Efficient exact K-nearest neighbor graph construction for billion-scale datasets using GPUs with tensor cores
Zhuoran Ji, Cho‐Li Wang
Abstract
Approximate nearest neighbor search plays a fundamental role in many areas, and the k-nearest neighbor graph (KNNG) becomes a promising solution, especially in high-dimensional space. The advantages of KNNG come at the expense of high construction time, which is in quadratic time complexity in the number of points. Many GPUs have adopted specialized hardware units for matrix multiplication, providing an even higher arithmetic throughput. This paper presents flyKNNG, a GPU KNNG construction algorithm for billion-scale datasets.

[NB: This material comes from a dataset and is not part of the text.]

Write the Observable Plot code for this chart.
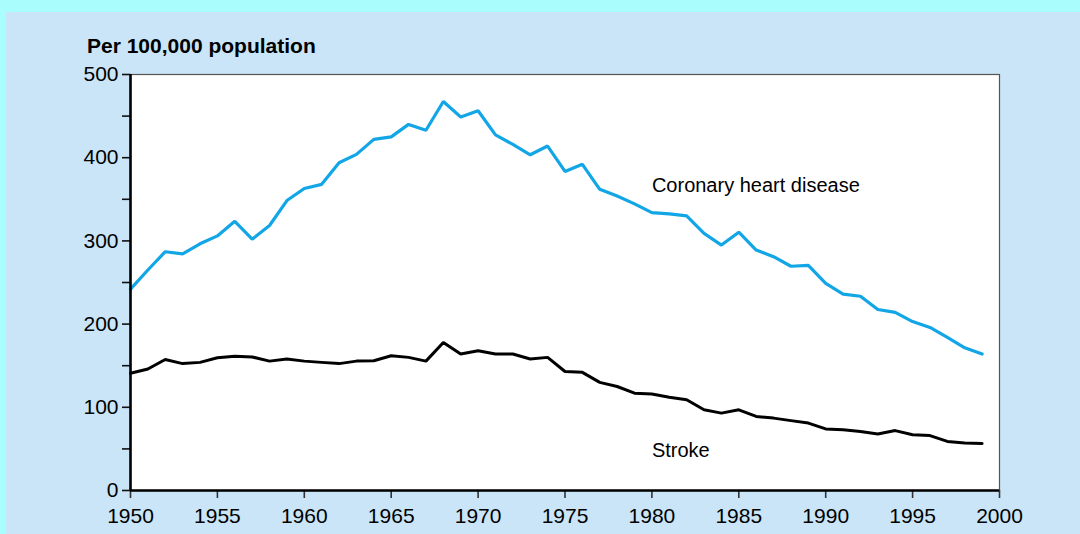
<!DOCTYPE html>
<html>
<head>
<meta charset="utf-8">
<script src="https://cdn.jsdelivr.net/npm/d3@7"></script>
<script src="https://cdn.jsdelivr.net/npm/@observablehq/plot@0.6"></script>
<style>
  html, body { margin: 0; padding: 0; width: 1080px; height: 534px; overflow: hidden; background: #aafdfd; font-family: "Liberation Sans", Arial, sans-serif; }
  #panel { position: absolute; left: 6px; top: 12px; right: 0; bottom: 0; background: #c9e5f7; }
  #title { position: absolute; left: 87px; top: 34px; font-size: 21px; font-weight: bold; color: #000; white-space: nowrap; line-height: normal; }
  #chart { position: absolute; left: 0; top: 0; }
</style>
</head>
<body>
<div id="panel"></div>
<div id="title">Per 100,000 population</div>
<div id="chart"></div>
<script>
const years = [1950,1951,1952,1953,1954,1955,1956,1957,1958,1959,
               1960,1961,1962,1963,1964,1965,1966,1967,1968,1969,
               1970,1971,1972,1973,1974,1975,1976,1977,1978,1979,
               1980,1981,1982,1983,1984,1985,1986,1987,1988,1989,
               1990,1991,1992,1993,1994,1995,1996,1997,1998,1999];
const coronary = [242,265,287,284.5,296.5,306,323.5,302,318.5,348.5,
                  363,368,394,404,422,425,440,433,467.5,449,
                  456.5,427.5,416,403.5,414,383.5,392,362,354,344.5,
                  334,332.5,330,309,295,310.5,289,281,269.5,270.5,
                  249,236,233.5,217.5,214,203,196,184,171.5,164];
const stroke = [141,146,157.5,152.5,154,159.5,161.5,160.5,155.5,158,
                155.5,154,152.5,155.5,156,162,160,155.5,178,164,
                168,164,164,158,160,143,142,130,125,117,
                116,112,109,97,93,97,89,87,84,81,
                74,73,71,68,72,67,66,59,57,56.5];
const xTicks = [1950,1955,1960,1965,1970,1975,1980,1985,1990,1995,2000];
const yTicks = [0,50,100,150,200,250,300,350,400,450,500];
const labels = [
  {name: "Coronary heart disease", year: 1980, value: 366.5},
  {name: "Stroke", year: 1980, value: 48}
];

const chdData = years.map((y, i) => ({year: y, value: coronary[i]}));
const strokeData = years.map((y, i) => ({year: y, value: stroke[i]}));

const chart = Plot.plot({
  width: 1080,
  height: 534,
  marginLeft: 130,
  marginRight: 81,
  marginTop: 74,
  marginBottom: 44,
  style: {background: "transparent", fontFamily: "'Liberation Sans', Arial, sans-serif", fontSize: "21px", color: "#000", overflow: "visible"},
  x: {domain: [1950, 2000]},
  y: {domain: [0, 500]},
  marks: [
    Plot.frame({fill: "white", stroke: "#555", strokeWidth: 1.2}),
    Plot.lineY(chdData, {x: "year", y: "value", stroke: "#12a6e6", strokeWidth: 3.2, strokeLinejoin: "miter"}),
    Plot.lineY(strokeData, {x: "year", y: "value", stroke: "#000", strokeWidth: 3, strokeLinejoin: "miter"}),
    Plot.text(labels, {x: "year", y: "value", text: "name", textAnchor: "start", fontSize: 20, fill: "#000", letterSpacing: "-0.1px"}),
    Plot.axisX({ticks: xTicks, tickFormat: d => String(d), tickSize: 8, tickPadding: 10, label: null, fontSize: 21, strokeWidth: 1.6, stroke: "#333"}),
    Plot.axisY({ticks: yTicks, tickFormat: d => d % 100 === 0 ? String(d) : "", tickSize: 8, tickPadding: 4, label: null, fontSize: 21, strokeWidth: 1.6, stroke: "#111"}),
    Plot.ruleX([1950], {stroke: "#000", strokeWidth: 2.6}),
    Plot.ruleY([0], {stroke: "#000", strokeWidth: 2.6})
  ]
});
document.getElementById("chart").appendChild(chart);
</script>
</body>
</html>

It deploys the distance matrix calculation to matrix multiplication units and adopts on-the-fly top-k selection to avoid transferring the exa-scale distance matrix to/from device memory. flyKNNG co-designs the two key algorithms to optimize the overall performance: the distance matrix calculation algorithm considers the data communication costs and pruning strategy of top-k selection; the top-k selection algorithm is also specially designed for on-the-fly usage, which impacts the data reuse and instruction-level parallelism of the distance matrix calculation as little as possible. Moreover, our top-k selection algorithm is optimized for the special data layout adopted by most matrix multiplication units. Experiments show that flyKNNG achieves 4.67X speedup compared with CUML/FAISS, one of the state-of-the-art approaches.